Pour un Français, visiter un service d’urgence danois est assez déconcertant tant le calme y règne et tant la fréquentation est modérée. C’est que les patients ont désormais l’obligation, en cas de besoin de santé ressenti comme urgent, de contacter une plateforme téléphonique de régulation, avec au bout du fil un médecin qui va l’orienter vers la structure la plus adaptée à son état. Ce schéma a été rendu possible par un effort de pédagogie très poussé mais également par l’obligation faite aux médecins et aux structures de soins de première ligne de réserver des plages de consultations aux demandes non programmées et d’accepter les rendez-vous pris automatiquement depuis la plateforme téléphonique de régulation. Plutôt qu’une mesure isolée, c’est donc tout un plan d’ensemble basé sur les médecins de proximité qui a permis d’obtenir des résultats concrets et notamment de mettre fin à la crise des urgences.
Quels sont selon vous les freins qui empêchent aujourd’hui la France de mener une réforme d’ampleur pour son système de santé à l’instar de celle initiée au Danemark en 2007 ?
En matière de santé, la France n’est pas en manque de réformes et il serait inexact de dire que notre système n’a pas su progresser. Des réformes importantes ont été conduites mais il est vrai, en revanche, que ces réformes ont plutôt visé à aménager le système de santé existant plutôt qu’à engager des réformes systémiques et des réformes de son pilotage. Cela s’explique par le fait que nos organisations ont atteint un niveau de complexité très fort qui rend difficile toute volonté de réforme profonde car toucher à une partie de l’édifice risque de faire vaciller l’ensemble. Mais l’essentiel pour moi n’est pas là.
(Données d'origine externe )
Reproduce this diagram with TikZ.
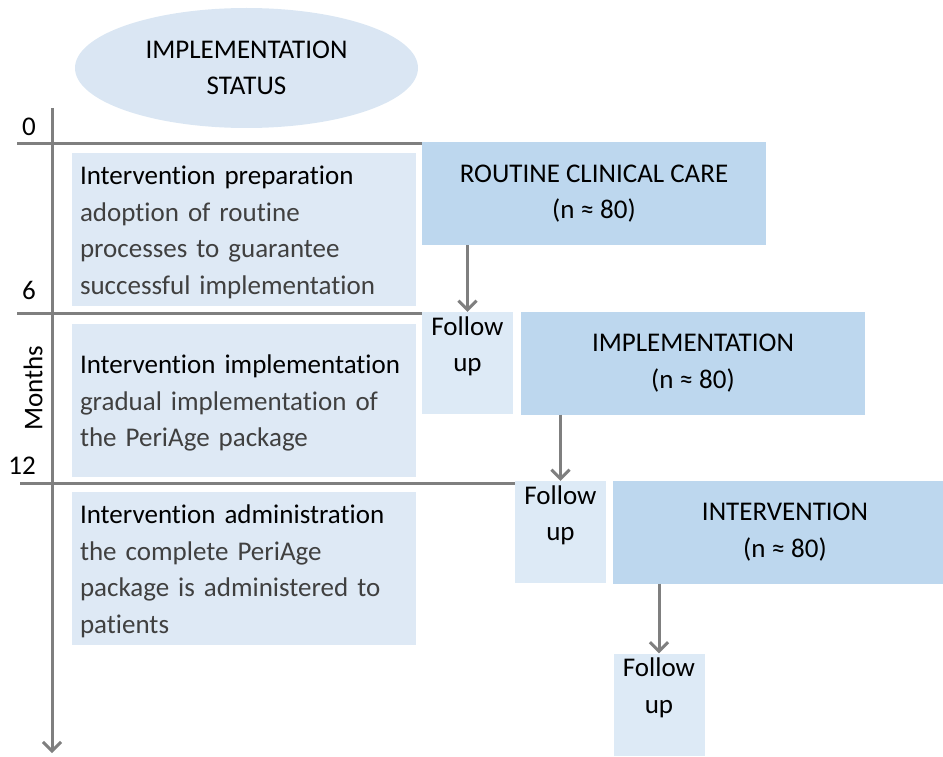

Le principal obstacle à une réforme globale est le fait que la santé reste curieusement en France un sujet réservé aux experts. Bien que première préoccupation des Français, rares sont les débats consacrés à la santé pendant les campagnes électorales, si bien que nos concitoyens n’ont jamais réellement eu leur mot à dire sur les questions majeures qui touchent nos organisations et le cap pris par notre système. Alors qu’aux états-Unis, en Espagne ou encore au Royaume-Uni, la santé fait partie intégrante du débat politique, la France n’est jamais vraiment parvenue à dessiner une vision de l’avenir de notre système qui soit portée par les citoyens, entraînant la défiance que nous observons chaque jour. Au Danemark, le débat public a ainsi été au cœur des dynamiques de transformation, conduisant les responsables politiques à proposer des choix clairs et à les suivre dans la durée. Surtout, il ne faut jamais oublier qu’il serait illusoire de vouloir dupliquer un autre modèle en France. Chaque pays a son Histoire, sa culture, ses organisations et une réforme doit s’inscrire dans ce fil. Ce sont donc bien d’inspirations dont nous avons surtout besoin plutôt que de modèles.